Background
Francis Scott McBride was born on 29 July, 1872 in Carroll County, Ohio, and was the son of Frank and Harriet Miller McBride.
Francis Scott McBride was born on 29 July, 1872 in Carroll County, Ohio, and was the son of Frank and Harriet Miller McBride.
He graduated from Muskingum College in 1898 and from Pittsburgh Theological Seminary in 1901.
Mcbride was ordained a minister in the United Presbyterian Church and served until 1909 as pastor to a congregation in Kittanning, Pa. Transferred to a church in Monmouth, Ill. , he entered upon his career as an Anti-Saloon League official, first as district superintendent and from 1912 to 1924 as state superintendent for Illinois. In 1924, following the death of Purley Baker, who had directed the Anti-Saloon League nationally since 1903, McBride was a compromise choice for general superintendent, being acceptable to the two most powerful rivals for control of the national organization, Wayne B. Wheeler, the league's legislative superintendent, and Bishop James Cannon, chairman of the league's national legislative committee. McBride held office until 1936. From 1936 until 1943 he served as state superintendent of the Pennsylvania Anti-Saloon League, before retiring to Barnesville, Ohio. He died on April 23, 1955 at his winter home in St. Petersburg, Florida.

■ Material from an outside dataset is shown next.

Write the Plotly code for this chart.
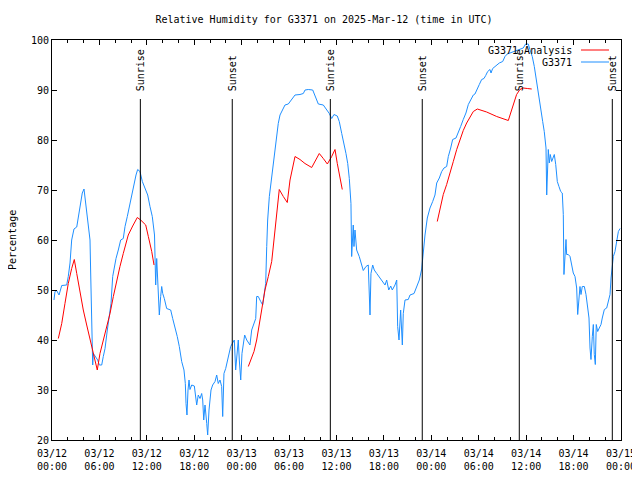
import datetime as dt
import plotly.graph_objects as go

BASE = dt.datetime(2025, 3, 12)

# G3371 observations: hours since 2025-03-12 00:00 UTC and relative humidity (%)
obs_hours = [0.25, 0.38, 0.59, 0.89, 1.23, 1.86, 2.06, 2.28, 2.49, 2.78, 3.13, 3.33, 3.63, 3.83, 4.05, 4.18, 4.39, 4.59, 4.81, 4.90,
             5.02, 5.15, 5.23, 5.44, 5.78, 5.99, 6.29, 6.49, 6.71, 7.00, 7.25, 7.47, 7.68, 7.88, 8.10, 8.39, 8.69, 9.02, 9.24, 9.53,
             9.78, 10.08, 10.38, 10.63, 10.84, 11.13, 11.43, 11.77, 12.11, 12.40, 12.69, 12.97, 13.03, 13.12, 13.25, 13.32, 13.45, 13.58, 13.75, 13.88,
             14.01, 14.21, 14.51, 15.02, 15.27, 15.56, 15.85, 16.11, 16.41, 16.70, 16.87, 16.96, 17.08, 17.21, 17.34, 17.46, 17.68, 18.01, 18.18, 18.31,
             18.51, 18.73, 18.94, 19.07, 19.20, 19.36, 19.58, 19.70, 19.87, 20.00, 20.12, 20.33, 20.63, 20.84, 21.04, 21.26, 21.47, 21.60, 21.76, 21.98,
             22.18, 22.40, 22.61, 22.81, 23.07, 23.24, 23.45, 23.57, 23.70, 23.88, 24.04, 24.21, 24.38, 24.64, 24.97, 25.05, 25.27, 25.47, 25.78, 25.90,
             26.10, 26.41, 26.66, 26.86, 27.04, 27.17, 27.29, 27.50, 27.80, 28.09, 28.34, 28.63, 28.85, 29.14, 29.48, 29.90, 30.33, 30.75, 31.38, 31.80,
             32.02, 32.43, 32.99, 33.28, 33.70, 34.33, 34.84, 35.09, 35.39, 35.68, 36.10, 36.35, 36.66, 36.95, 37.20, 37.42, 37.62, 37.83, 37.92, 38.12,
             38.21, 38.34, 38.55, 38.88, 39.19, 39.39, 39.73, 40.02, 40.24, 40.36, 40.58, 40.78, 41.09, 41.50, 41.85, 42.14, 42.35, 42.61, 42.86, 43.06,
             43.40, 43.62, 43.74, 43.91, 44.12, 44.33, 44.45, 44.67, 45.08, 45.30, 45.81, 46.15, 46.48, 46.78, 46.98, 47.20, 47.49, 47.83, 48.17, 48.46,
             48.68, 49.01, 49.31, 49.60, 49.94, 50.15, 50.45, 50.70, 51.12, 51.41, 51.71, 52.04, 52.38, 52.68, 52.98, 53.31, 53.52, 53.82, 54.07, 54.37,
             54.66, 54.88, 55.13, 55.42, 55.55, 55.76, 56.05, 56.35, 56.60, 57.03, 57.32, 57.61, 57.95, 58.37, 58.79, 59.21, 59.63, 59.93, 60.26, 60.48,
             60.77, 61.03, 61.24, 61.46, 61.62, 61.88, 62.09, 62.29, 62.51, 62.60, 62.67, 62.80, 62.93, 63.05, 63.23, 63.43, 63.56, 63.74, 63.94, 64.15,
             64.37, 64.57, 64.70, 64.78, 64.91, 65.04, 65.12, 65.33, 65.55, 65.76, 65.96, 66.18, 66.39, 66.52, 66.69, 66.81, 66.94, 67.10, 67.36, 67.57,
             67.79, 67.95, 68.08, 68.20, 68.37, 68.50, 68.62, 68.75, 68.87, 69.05, 69.25, 69.47, 69.63, 69.89, 70.19, 70.41, 70.61, 70.74, 70.90, 71.03,
             71.24, 71.46, 71.67, 71.88]
obs_rh = [48, 49.7, 49.9, 49, 50.9, 51, 52.7, 55.4, 60, 62.2, 62.6, 64.7, 67.4, 69.4, 70.2, 68.3, 65.4, 62.6, 60, 53,
          40.7, 35, 37.3, 36.7, 36, 35, 35, 36.7, 38.3, 42, 44.7, 47.3, 52.7, 54.7, 56.3, 58, 60, 60.3, 62.7, 64.7,
          66.7, 69.3, 71.3, 73, 74.1, 73.7, 71.7, 70.3, 69, 66.7, 64.7, 61, 54.7, 51, 56.3, 54, 48.7, 45, 48.7, 50.7,
          49.3, 48.3, 46.3, 46, 44.3, 42.7, 40.7, 38.7, 35.7, 34, 31.3, 27.3, 25, 30, 32, 30.1, 31, 30.8, 29, 27,
          29, 28.3, 29.3, 28, 24, 27, 23.3, 21, 26, 28, 30, 31, 31.7, 33, 31.3, 32, 30.7, 24.7, 33.3, 34.3,
          35.7, 37.3, 38.7, 39.3, 40, 34, 37.3, 40, 36, 32, 37.3, 39.3, 41, 40, 39.2, 39, 42, 43, 44.3, 48.7,
          48.7, 47.7, 47, 49.3, 51.3, 58.7, 64, 68.7, 72.7, 76, 80, 83.3, 85, 86, 87, 87.2, 88, 89, 89.1, 89.3,
          90, 90.1, 90, 89, 87.2, 87, 86, 85.3, 84.3, 85.1, 84.8, 83.7, 81.3, 79.3, 77.3, 75.3, 72.3, 67.3, 56.7, 63,
          58.7, 62, 58, 56.7, 54.7, 53.9, 54.7, 55, 45, 53.3, 55, 54, 53.3, 52.3, 51.7, 51, 52, 50, 50.8, 50,
          51, 52, 42.7, 40, 46, 39, 45.3, 48, 48.1, 49, 49.3, 50.7, 52, 54.2, 57.7, 61, 64.4, 66.4, 67.7, 69,
          71.4, 72.4, 73.7, 74.4, 74.7, 76.7, 78.4, 80.1, 80.4, 81.4, 82.7, 84.1, 85.4, 87.1, 87.9, 89, 89.2, 90.4, 91.1, 92.1,
          92.3, 92.9, 93.7, 94.1, 93.4, 94.3, 94.7, 95.2, 95.4, 95.7, 96.7, 97.2, 97.4, 97.7, 97.9, 98.1, 98.4, 99.2, 99.2, 98.1,
          96.7, 94.7, 92.4, 90.4, 88.1, 85.1, 83.7, 81.7, 78.4, 69, 72.4, 78.1, 75.4, 77.1, 75.7, 76.4, 77.1, 75.1, 71.7, 70.7,
          69.7, 69.4, 65.1, 53.1, 58.4, 60.1, 57.1, 57.1, 56.7, 54.7, 53.4, 52.7, 50.4, 45.1, 49.7, 50.7, 49.1, 50.7, 50.7, 49.1,
          46.4, 44.4, 38.4, 36.1, 40.7, 43.1, 37.1, 35.1, 43.1, 41.7, 42.4, 43.1, 44.4, 46.1, 46.4, 47.7, 49.1, 52.4, 55.1, 56.7,
          57.7, 60.1, 61.7, 62.3]

# G3371 Analysis (None = gap between analysis segments)
ana_hours = [0.80, 1.23, 1.64, 2.06, 2.49, 2.82, 3.13, 3.54, 3.96, 4.39, 4.81, 5.23, 5.73, 6.07, 6.49, 6.92, 7.34, 7.76, 8.19, 8.60,
             9.02, 9.65, 10.21, 10.79, 11.22, 11.86, 12.19, 12.62, 12.91, 18.0,
             24.84, 25.27, 25.56, 25.90, 26.23, 26.53, 26.95, 27.37, 27.80, 28.22, 28.51, 28.76, 29.27, 29.77, 30.12, 30.46, 30.75, 31.38, 32.01, 32.86,
             33.82, 34.33, 34.84, 35.39, 35.81, 36.10, 36.44, 36.73, 42.0,
             48.75, 49.10, 49.51, 49.94, 50.36, 50.78, 51.21, 51.63, 52.04, 52.47, 52.89, 53.31, 53.82, 55.00, 56.27, 57.10, 57.74, 58.04, 58.37, 58.79,
             59.21, 59.63, 60.14, 60.70]
ana_rh = [40.3, 43.3, 47.3, 51.3, 54.3, 56.1, 53.3, 49.3, 46, 43, 40.3, 37.3, 34, 37.3, 40, 42.7, 45.3, 48.7, 52, 54.7,
          57.3, 61, 62.8, 64.5, 64, 63, 60.7, 57.7, 55, None,
          34.7, 36.3, 37.7, 40, 43.3, 46.7, 50, 52.7, 55.7, 62, 67, 70.1, 68.7, 67.5, 72, 74.7, 76.7, 76.1, 75.3, 74.5,
          77.3, 76.3, 75.2, 76.7, 78.1, 75.3, 72.7, 70.1, None,
          63.7, 66.4, 69.1, 71.1, 73.7, 75.7, 78.1, 80.1, 81.9, 83.4, 84.7, 85.7, 86.2, 85.6, 84.7, 84.3, 83.9, 85.4, 87.1, 89.1,
          90.1, 90.4, 90.3, 90.2]

# Sun events (hours since start)
sun_hours = [11.18, 22.81, 35.22, 46.85, 59.13, 70.90]
sun_labels = ["Sunrise", "Sunset", "Sunrise", "Sunset", "Sunrise", "Sunset"]
sun_line_top = 88.2

tick_hours = [0, 6, 12, 18, 24, 30, 36, 42, 48, 54, 60, 66, 72]
tick_labels = ["03/12<br>00:00", "03/12<br>06:00", "03/12<br>12:00", "03/12<br>18:00",
               "03/13<br>00:00", "03/13<br>06:00", "03/13<br>12:00", "03/13<br>18:00",
               "03/14<br>00:00", "03/14<br>06:00", "03/14<br>12:00", "03/14<br>18:00",
               "03/15<br>00:00"]


def to_time(h):
    return (BASE + dt.timedelta(hours=h)).strftime("%Y-%m-%d %H:%M:%S")


FONT = "DejaVu Sans Mono"
RED = "#ff0000"
BLUE = "#1e8fff"

fig = go.Figure()
fig.add_trace(go.Scatter(x=[to_time(h) for h in obs_hours], y=obs_rh, mode="lines",
                         line=dict(color=BLUE, width=1), name="G3371", showlegend=False))
fig.add_trace(go.Scatter(x=[to_time(h) for h in ana_hours], y=ana_rh, mode="lines",
                         line=dict(color=RED, width=1), name="G3371 Analysis",
                         connectgaps=False, showlegend=False))

for h, lab in zip(sun_hours, sun_labels):
    fig.add_shape(type="line", xref="x", yref="y", x0=to_time(h), x1=to_time(h),
                  y0=20, y1=sun_line_top, line=dict(color="black", width=1))
    fig.add_annotation(x=to_time(h), y=sun_line_top + 1.2, xref="x", yref="y", text=lab,
                       textangle=-90, showarrow=False, xanchor="center", yanchor="bottom",
                       font=dict(family=FONT, size=10, color="black"))

# Legend (gnuplot style: right-aligned text, sample on the right)
legend_items = [("G3371 Analysis", RED, 0.975), ("G3371", BLUE, 0.945)]
for text, col, yy in legend_items:
    fig.add_annotation(x=0.9174, y=yy, xref="paper", yref="paper", text=text, showarrow=False,
                       xanchor="right", yanchor="middle", font=dict(family=FONT, size=10, color="black"))
    fig.add_shape(type="line", xref="paper", yref="paper", x0=0.9297, x1=0.9789, y0=yy, y1=yy,
                  line=dict(color=col, width=1))

fig.add_annotation(x=-0.0703, y=0.5, xref="paper", yref="paper", text="Percentage", textangle=-90,
                   showarrow=False, xanchor="center", yanchor="middle",
                   font=dict(family=FONT, size=10, color="black"))

# The page body adds an 8px offset, so the figure is sized to the remaining viewport.
fig.update_layout(
    width=632, height=472,
    margin=dict(l=44, r=19, t=32, b=40, autoexpand=False),
    paper_bgcolor="white", plot_bgcolor="white",
    font=dict(family=FONT, size=10, color="black"),
    title=dict(text="Relative Humidity for G3371 on 2025-Mar-12 (time in UTC)", x=0.5, xanchor="center",
               y=1 - 11 / 472, yanchor="middle", font=dict(family=FONT, size=10, color="black")),
    showlegend=False,
    xaxis=dict(type="date", range=[to_time(0), to_time(72)], automargin=False,
               tickvals=[to_time(h) for h in tick_hours], ticktext=tick_labels,
               ticks="inside", ticklen=5, tickcolor="black", mirror="ticks", ticklabelstandoff=4,
               showline=True, linecolor="black", linewidth=1, showgrid=False, zeroline=False,
               minor=dict(dtick=2 * 3600 * 1000, ticks="inside", ticklen=3, tickcolor="black", showgrid=False),
               tickfont=dict(family=FONT, size=10, color="black")),
    yaxis=dict(range=[20, 100], tickvals=[20, 30, 40, 50, 60, 70, 80, 90, 100], automargin=False,
               ticks="inside", ticklen=5, tickcolor="black", mirror="ticks",
               showline=True, linecolor="black", linewidth=1, showgrid=False, zeroline=False,
               tickfont=dict(family=FONT, size=10, color="black")),
)

fig.write_html("out.html")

McBride represented the dominant evangelical wing of the Anti-Saloon League, as opposed to the "social gospel" wing, which had emerged during the Progressive era and which vainly sought to redirect the activities of the league toward persuasion and away from regimentation during the years of prohibition. McBride remained a doughty advocate of the aims and methods developed nationally by the league under his predecessor.

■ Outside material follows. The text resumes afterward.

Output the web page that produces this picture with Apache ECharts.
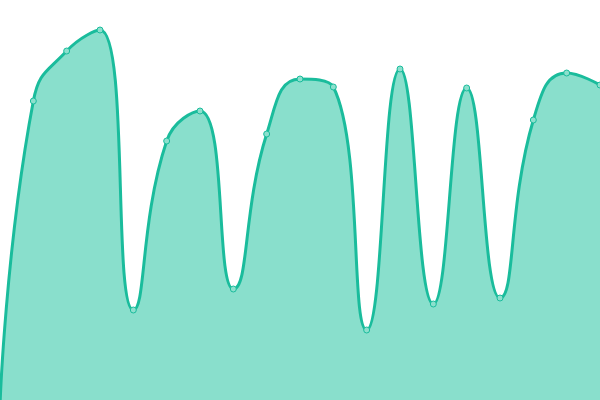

McBride endorsed Cannon's uncompromising militancy against all wet offenders and supported Wheeler's opportunistic pressure politics, which were concerned not with how a congressman drank but with how he voted. Successful in retaining the support of the conservative law-and-order factions of the league, McBride faced opposition in the 1928 convention from Ernest H. Cherrington, director of the league's publishing operations at Westerville, Ohio, and editor of its national magazine, American Issues. Representing the social-gospel wing of the league, Cherrington called for an end to the legislative activities that Wheeler had pursued in Washington, D. C. , prior to his death in 1927, and opposed involvement in federal and state dry legislation and law enforcement. He also disapproved of the current practice of harassing individual violators of prohibition laws, especially in the case of middle-aged and older drinkers, who, he supposed, were in most cases irredeemably confirmed in their habits. He called upon the league to concentrate its efforts upon winning over the public, especially the young, to a willing acceptance of the Eighteenth Amendment.
McBride narrowly defeated Cherrington, but, to appease the social-gospel faction, the convention created a new office for Cherrington, the department of education and publicity. National policy, however, continued to be set by the uncompromising evangelical conservatives for whom McBride spoke. McBride, in fact, immediately involved the league in the 1928 presidential campaign for Herbert Hoover to an extent unprecedented in the history of the league's political activities. The campaign succeeded in rallying the dry forces as no previous issue had since the passage of the Eighteenth Amendment; but it also exhausted the resources of the organization, which found itself hard-pressed during the Great Depression to finance its desperate campaigns against the wet organizations. Following repeal, McBride momentarily gained national attention in 1935, when he announced that the results of a two-year league survey indicated the probable return of prohibition by 1945.
Quotations: "The League was born of God, it has been led by Him, and we will fight on while He leads. "
McBride was described as "dynamic, raw-boned, gaunt, clean-shaven, with a full head of unruly black hair".
McBride married Geraldine Van Fossen on July 10, 1901; they had three children.